# AZ horse trainers.



## flytobecat (Mar 28, 2010)

There's Wylene Wilson. I think she still trains barrel horses. I watched her train a boarder's Arab. She really settled her out.
Her sister also used to be good at finishing a horse, but I don't know if she's still training or not. 
Also, Paul Dietz in Cave Creek, he is good at starting horses. My friend sent her filly to him. He did a really good job with her. They even worked her on cows.


----------



## KigerQueen (Jun 16, 2013)

IDK if she could do cutting. Dose he do refreshers? I would like to stay away from hot sports as once she gets going she is a pain to calm down.


----------



## flytobecat (Mar 28, 2010)

Probably, the roan filly he started for my friend is really mellow on the trail. He has a website Paul Dietz Horsemanship...Helping Horses and People
I don't know what he charges though.


----------



## KigerQueen (Jun 16, 2013)

Thank you. I would have a friend in the area work with her but she refuses to ride her. There is not a smooth gait on that mare and she dose not want to hurt her back -_-'.


----------



## flytobecat (Mar 28, 2010)

Wylene is actually really good with problem horses.
Does the saddle bother your horse?


----------



## KigerQueen (Jun 16, 2013)

No she is just unbalanced and dose not like to stop. She was un-trained by her past owner. I would also like to do blue ribbon shows a some point and that wont happen at this point.


----------



## KigerQueen (Jun 16, 2013)

I emailed The trainer, Paul. Know any others in case this one dose not pan out?


----------



## KigerQueen (Jun 16, 2013)

Well That didn't pan out. He dose not have more then 5 horses at a time and he charges $1050 a months with 3 months min. Sooo yeah. She dose not need anything fancy, I just want to know a trusted trainer. I have seen horses mistreated when they where away at the trainers and dont want that. 

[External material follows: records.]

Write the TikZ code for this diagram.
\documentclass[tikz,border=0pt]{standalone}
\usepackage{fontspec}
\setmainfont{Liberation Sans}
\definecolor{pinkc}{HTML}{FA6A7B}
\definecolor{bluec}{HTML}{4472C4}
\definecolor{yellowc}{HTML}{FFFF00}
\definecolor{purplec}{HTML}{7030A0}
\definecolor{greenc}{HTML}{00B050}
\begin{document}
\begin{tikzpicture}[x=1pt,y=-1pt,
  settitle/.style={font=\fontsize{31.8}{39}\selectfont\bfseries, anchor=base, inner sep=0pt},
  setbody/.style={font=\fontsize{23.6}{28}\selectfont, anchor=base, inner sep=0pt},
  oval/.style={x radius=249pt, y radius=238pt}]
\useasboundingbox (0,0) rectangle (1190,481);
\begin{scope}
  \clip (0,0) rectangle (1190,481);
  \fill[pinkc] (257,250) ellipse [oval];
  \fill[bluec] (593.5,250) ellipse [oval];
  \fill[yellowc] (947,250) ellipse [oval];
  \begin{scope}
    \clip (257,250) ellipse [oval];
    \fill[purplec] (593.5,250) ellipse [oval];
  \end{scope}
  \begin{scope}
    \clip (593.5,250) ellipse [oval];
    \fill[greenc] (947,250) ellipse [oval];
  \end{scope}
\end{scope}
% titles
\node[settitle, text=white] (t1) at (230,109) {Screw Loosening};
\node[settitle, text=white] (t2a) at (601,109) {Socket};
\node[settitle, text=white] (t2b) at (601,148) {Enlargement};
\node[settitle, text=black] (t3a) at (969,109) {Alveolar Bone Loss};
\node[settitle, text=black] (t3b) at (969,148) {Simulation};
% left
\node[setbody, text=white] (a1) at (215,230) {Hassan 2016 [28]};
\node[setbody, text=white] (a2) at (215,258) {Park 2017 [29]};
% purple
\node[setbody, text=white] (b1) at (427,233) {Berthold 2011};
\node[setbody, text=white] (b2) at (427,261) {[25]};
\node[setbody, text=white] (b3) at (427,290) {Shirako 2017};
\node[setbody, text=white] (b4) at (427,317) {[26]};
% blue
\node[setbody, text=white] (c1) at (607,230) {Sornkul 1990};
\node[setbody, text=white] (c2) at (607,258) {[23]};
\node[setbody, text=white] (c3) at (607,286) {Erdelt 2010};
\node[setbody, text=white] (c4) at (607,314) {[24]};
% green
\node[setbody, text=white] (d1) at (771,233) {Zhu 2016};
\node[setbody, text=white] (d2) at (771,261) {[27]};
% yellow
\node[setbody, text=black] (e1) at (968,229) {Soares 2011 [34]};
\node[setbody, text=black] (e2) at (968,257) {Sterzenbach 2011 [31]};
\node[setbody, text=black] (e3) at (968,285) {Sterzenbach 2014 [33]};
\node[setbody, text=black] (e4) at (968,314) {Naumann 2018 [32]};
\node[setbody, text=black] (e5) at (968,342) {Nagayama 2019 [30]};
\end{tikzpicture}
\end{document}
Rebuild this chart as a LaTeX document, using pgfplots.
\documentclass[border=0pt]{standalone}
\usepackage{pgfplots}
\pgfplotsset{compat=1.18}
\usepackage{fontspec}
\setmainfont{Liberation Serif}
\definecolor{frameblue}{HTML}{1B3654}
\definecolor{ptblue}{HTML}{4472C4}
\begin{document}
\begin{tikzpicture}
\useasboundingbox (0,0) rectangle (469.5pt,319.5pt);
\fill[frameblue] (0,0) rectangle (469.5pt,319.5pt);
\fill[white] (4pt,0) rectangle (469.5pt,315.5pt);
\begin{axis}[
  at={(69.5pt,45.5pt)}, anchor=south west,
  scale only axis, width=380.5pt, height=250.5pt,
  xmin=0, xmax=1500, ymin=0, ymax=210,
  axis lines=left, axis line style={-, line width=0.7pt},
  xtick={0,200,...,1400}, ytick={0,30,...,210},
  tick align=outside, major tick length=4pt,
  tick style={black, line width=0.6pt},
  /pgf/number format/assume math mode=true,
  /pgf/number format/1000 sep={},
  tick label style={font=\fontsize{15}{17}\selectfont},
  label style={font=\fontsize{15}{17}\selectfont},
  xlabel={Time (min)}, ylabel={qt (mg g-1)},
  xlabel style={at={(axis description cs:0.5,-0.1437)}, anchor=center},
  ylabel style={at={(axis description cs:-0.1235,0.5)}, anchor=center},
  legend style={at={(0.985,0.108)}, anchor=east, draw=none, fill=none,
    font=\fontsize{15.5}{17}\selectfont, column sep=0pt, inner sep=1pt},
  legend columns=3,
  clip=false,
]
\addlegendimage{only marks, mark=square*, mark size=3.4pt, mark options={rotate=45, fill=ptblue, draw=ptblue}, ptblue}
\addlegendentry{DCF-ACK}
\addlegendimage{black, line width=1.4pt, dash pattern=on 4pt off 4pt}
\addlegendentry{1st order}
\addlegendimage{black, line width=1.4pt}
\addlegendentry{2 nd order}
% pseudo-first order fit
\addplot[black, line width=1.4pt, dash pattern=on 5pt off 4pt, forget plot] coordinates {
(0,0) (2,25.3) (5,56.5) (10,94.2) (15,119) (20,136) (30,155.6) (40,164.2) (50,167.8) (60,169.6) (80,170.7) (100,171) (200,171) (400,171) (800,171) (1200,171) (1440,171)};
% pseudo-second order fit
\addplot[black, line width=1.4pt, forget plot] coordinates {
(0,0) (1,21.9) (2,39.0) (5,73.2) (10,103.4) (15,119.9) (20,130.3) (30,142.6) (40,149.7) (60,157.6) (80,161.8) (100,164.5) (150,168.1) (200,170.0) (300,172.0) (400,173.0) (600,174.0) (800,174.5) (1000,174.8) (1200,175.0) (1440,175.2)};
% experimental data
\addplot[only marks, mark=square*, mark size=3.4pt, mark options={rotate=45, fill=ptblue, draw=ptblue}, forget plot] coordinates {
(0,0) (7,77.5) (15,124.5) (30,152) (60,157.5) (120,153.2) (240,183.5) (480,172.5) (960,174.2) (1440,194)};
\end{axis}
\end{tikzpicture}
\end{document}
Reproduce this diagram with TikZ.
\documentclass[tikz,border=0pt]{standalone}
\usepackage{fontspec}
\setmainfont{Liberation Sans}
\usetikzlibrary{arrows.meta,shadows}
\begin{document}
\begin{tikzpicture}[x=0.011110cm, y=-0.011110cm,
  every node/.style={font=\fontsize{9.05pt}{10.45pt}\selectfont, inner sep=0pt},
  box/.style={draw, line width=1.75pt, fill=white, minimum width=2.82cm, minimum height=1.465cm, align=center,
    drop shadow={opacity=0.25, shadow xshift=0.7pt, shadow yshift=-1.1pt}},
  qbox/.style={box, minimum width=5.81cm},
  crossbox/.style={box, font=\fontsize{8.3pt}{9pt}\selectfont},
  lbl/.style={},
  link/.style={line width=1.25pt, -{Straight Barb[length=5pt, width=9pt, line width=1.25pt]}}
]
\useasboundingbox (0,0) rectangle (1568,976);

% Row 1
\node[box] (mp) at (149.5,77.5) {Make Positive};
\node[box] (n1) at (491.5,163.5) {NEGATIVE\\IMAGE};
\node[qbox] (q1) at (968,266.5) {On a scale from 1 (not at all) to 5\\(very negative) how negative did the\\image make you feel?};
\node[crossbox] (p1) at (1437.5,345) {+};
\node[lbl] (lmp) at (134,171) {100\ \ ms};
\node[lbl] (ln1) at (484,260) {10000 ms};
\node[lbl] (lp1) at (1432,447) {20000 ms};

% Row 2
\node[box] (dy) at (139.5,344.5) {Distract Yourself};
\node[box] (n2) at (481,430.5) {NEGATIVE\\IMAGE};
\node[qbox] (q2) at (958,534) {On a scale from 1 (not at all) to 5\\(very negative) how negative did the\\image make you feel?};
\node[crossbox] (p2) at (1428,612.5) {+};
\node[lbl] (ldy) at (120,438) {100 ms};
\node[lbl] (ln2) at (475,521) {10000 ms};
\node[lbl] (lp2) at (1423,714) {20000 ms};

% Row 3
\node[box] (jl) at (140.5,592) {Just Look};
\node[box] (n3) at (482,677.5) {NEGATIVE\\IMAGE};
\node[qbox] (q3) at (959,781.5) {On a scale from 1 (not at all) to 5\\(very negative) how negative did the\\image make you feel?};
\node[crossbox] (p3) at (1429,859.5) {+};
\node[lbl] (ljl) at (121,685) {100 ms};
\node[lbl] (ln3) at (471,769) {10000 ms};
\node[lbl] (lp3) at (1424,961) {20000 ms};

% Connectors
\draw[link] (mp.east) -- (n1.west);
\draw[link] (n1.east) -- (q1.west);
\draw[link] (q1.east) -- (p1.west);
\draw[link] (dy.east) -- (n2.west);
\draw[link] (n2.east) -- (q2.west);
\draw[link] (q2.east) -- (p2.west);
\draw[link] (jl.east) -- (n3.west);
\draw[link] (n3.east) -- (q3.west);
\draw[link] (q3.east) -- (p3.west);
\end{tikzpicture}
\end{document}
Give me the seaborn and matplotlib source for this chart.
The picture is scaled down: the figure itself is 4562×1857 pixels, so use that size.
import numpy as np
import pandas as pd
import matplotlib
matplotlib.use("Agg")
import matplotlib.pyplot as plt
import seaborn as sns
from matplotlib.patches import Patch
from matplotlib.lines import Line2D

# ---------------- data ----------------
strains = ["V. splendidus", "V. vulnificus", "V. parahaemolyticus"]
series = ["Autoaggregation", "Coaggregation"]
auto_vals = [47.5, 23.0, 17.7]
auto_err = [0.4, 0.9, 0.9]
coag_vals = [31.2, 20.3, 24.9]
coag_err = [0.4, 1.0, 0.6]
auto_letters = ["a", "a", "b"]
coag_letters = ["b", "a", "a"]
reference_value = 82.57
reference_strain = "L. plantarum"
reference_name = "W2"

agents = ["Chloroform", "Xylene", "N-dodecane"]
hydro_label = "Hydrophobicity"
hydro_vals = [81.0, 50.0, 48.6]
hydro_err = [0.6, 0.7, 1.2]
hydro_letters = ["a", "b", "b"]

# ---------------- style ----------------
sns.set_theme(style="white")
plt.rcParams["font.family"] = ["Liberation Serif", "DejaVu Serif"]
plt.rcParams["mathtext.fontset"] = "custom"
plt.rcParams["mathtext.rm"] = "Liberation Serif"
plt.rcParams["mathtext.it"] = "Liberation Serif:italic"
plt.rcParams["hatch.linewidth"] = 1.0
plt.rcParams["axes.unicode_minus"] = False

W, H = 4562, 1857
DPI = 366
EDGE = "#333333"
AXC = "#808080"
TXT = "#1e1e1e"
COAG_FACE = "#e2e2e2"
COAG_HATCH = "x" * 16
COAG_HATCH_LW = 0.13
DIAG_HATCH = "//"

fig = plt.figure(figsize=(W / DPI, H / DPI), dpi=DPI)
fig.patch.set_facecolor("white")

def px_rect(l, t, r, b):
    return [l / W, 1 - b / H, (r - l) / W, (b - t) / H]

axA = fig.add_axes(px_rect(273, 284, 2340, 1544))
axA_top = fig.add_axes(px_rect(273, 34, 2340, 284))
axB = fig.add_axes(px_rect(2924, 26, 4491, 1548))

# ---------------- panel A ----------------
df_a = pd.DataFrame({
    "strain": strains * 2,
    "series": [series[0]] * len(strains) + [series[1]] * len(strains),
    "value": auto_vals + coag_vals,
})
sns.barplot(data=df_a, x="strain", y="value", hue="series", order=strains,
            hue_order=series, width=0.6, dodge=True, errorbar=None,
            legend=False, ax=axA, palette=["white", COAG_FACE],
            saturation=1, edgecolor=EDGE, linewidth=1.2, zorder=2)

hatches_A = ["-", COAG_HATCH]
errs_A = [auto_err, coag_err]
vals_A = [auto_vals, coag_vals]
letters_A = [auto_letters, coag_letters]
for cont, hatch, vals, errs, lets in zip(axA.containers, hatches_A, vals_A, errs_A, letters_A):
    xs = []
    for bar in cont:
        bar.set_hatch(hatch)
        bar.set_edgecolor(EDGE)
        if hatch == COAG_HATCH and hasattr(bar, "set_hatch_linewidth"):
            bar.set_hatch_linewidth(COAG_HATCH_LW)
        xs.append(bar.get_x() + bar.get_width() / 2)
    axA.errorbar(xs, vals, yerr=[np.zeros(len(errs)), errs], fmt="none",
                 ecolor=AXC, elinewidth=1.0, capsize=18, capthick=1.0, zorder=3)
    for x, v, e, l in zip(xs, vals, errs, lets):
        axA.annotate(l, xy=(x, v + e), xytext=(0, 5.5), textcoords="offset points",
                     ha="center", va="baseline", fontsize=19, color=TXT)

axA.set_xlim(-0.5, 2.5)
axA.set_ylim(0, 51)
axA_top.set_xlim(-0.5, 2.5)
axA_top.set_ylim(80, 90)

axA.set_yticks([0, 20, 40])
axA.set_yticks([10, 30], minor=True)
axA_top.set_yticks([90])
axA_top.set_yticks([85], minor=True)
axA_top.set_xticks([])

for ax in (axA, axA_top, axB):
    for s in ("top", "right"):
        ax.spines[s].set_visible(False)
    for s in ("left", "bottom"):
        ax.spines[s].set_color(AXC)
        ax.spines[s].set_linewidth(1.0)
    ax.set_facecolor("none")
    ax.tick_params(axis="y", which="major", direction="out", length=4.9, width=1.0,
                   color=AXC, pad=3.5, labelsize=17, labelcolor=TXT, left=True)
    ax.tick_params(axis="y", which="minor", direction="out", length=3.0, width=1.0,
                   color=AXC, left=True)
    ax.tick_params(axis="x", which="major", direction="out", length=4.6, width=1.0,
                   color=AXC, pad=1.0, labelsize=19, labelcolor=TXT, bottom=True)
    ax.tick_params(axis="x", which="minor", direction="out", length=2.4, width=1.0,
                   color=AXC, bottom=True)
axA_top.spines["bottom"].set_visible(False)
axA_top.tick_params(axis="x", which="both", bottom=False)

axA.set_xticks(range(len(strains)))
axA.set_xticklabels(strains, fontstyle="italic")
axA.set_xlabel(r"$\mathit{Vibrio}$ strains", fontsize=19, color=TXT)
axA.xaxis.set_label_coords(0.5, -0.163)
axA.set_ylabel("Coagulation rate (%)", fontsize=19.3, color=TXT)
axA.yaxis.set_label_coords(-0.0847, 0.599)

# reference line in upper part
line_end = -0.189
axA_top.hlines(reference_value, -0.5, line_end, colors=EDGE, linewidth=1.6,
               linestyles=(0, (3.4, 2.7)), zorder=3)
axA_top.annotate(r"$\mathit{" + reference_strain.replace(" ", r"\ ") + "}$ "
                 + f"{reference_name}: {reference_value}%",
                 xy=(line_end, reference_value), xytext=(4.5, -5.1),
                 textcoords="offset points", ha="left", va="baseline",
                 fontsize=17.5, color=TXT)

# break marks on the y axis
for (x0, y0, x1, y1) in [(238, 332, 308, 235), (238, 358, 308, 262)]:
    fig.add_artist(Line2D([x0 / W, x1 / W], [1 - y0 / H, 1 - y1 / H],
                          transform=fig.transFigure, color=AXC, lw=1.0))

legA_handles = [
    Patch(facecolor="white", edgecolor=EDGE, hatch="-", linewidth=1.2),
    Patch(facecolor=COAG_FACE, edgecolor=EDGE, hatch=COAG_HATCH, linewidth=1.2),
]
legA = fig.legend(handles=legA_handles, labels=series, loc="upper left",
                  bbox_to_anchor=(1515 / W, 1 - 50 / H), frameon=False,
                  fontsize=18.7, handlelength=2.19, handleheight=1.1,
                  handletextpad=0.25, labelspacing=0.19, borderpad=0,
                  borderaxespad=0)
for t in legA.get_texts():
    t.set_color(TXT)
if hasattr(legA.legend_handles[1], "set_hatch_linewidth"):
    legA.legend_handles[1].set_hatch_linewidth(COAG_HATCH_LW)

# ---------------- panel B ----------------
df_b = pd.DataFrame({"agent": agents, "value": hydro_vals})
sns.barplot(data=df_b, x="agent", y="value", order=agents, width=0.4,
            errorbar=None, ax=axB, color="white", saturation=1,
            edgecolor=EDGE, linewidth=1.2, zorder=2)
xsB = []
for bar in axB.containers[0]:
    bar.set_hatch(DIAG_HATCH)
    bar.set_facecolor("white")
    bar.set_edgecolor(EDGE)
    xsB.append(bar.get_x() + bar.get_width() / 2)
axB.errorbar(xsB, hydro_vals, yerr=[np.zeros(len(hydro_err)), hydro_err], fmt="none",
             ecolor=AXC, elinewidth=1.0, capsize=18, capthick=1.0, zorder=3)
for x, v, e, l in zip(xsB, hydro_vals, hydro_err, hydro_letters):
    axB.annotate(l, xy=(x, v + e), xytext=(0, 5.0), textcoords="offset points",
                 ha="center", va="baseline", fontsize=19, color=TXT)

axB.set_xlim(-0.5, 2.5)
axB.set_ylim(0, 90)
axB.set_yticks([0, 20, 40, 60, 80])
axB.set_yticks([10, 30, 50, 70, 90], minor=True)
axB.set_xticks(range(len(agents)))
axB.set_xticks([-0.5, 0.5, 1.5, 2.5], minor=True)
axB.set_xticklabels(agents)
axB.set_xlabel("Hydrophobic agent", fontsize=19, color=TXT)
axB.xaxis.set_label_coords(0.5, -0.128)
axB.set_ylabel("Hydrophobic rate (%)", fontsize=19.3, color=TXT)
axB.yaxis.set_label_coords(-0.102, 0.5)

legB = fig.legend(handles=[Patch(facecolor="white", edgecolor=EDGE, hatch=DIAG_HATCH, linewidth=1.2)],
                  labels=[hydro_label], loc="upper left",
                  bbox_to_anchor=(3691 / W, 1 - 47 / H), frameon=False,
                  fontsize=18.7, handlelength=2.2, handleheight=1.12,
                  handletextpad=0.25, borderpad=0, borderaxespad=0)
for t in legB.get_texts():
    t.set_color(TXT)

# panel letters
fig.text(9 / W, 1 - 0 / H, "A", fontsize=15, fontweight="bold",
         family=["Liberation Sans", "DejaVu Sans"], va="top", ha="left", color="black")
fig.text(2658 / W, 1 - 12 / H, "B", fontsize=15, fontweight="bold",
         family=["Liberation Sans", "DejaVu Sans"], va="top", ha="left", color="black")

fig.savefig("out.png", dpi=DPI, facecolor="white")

I would lease her out but I don't want a beginner on her and most people dont want to lease a trail horse.


----------



## greentree (Feb 27, 2013)

Ok, color me confused. How long are you going to be in Texas? How much do you think training should cost? 
You have to ADD the board.....I know it is quoted as one figure, but you have to consider it....if a place would be $500/month board, then add trainer, if it is only $200/month, then add trainer. 
I also think it would be easier to find someone if you decide exactly WHAT you think the trainer should do. 

Nancy


----------



## KigerQueen (Jun 16, 2013)

I'm ok with 700 a month total for board and training. Ill be gone for at least 6 monts and I was hoping I han have at least 3 months of training. The barrel racing trainer charges 600 and the horses learn some dressage to learn to move their bodies right. She is one of te best in the state. But I just want a refresher on her. Wtc and stop. Maybe some refinement. I'm aware I may endup paying more than I wantbut I would like to explore my options a bit more.
_Posted via Mobile Device_


----------



## flytobecat (Mar 28, 2010)

I'll ask my sister if she knows of anyone else.


----------



## 6gun Kid (Feb 26, 2013)

flytobecat said:


> There's Wylene Wilson. I think she still trains barrel horses. I watched her train a boarder's Arab. She really settled her out.
> Her sister also used to be good at finishing a horse, but I don't know if she's still training or not.
> .


 Wylene moved to Missouri when she and Randall got married, and I don't know if Wenda still trains or not


----------



## KigerQueen (Jun 16, 2013)

Well that sucks . I see ads for a lot of trainers in my area but I want to hear what people say about them. I dont trust 'online reviews' as anyone can write anything, including people involved with the trainer. Here at least I have a better chance of weeding out the fake reviews.


----------



## Zexious (Aug 2, 2013)

Maybe attend some shows and see which horses perform to your liking?


----------



## flytobecat (Mar 28, 2010)

6gun Kid said:


> Wylene moved to Missouri when she and Randall got married, and I don't know if Wenda still trains or not


When did she move?


----------



## 6gun Kid (Feb 26, 2013)

Not really sure exactly when. But it was shortly after she got married. We are fb friends so when her address changed it came across my fb timeline
_Posted via Mobile Device_


----------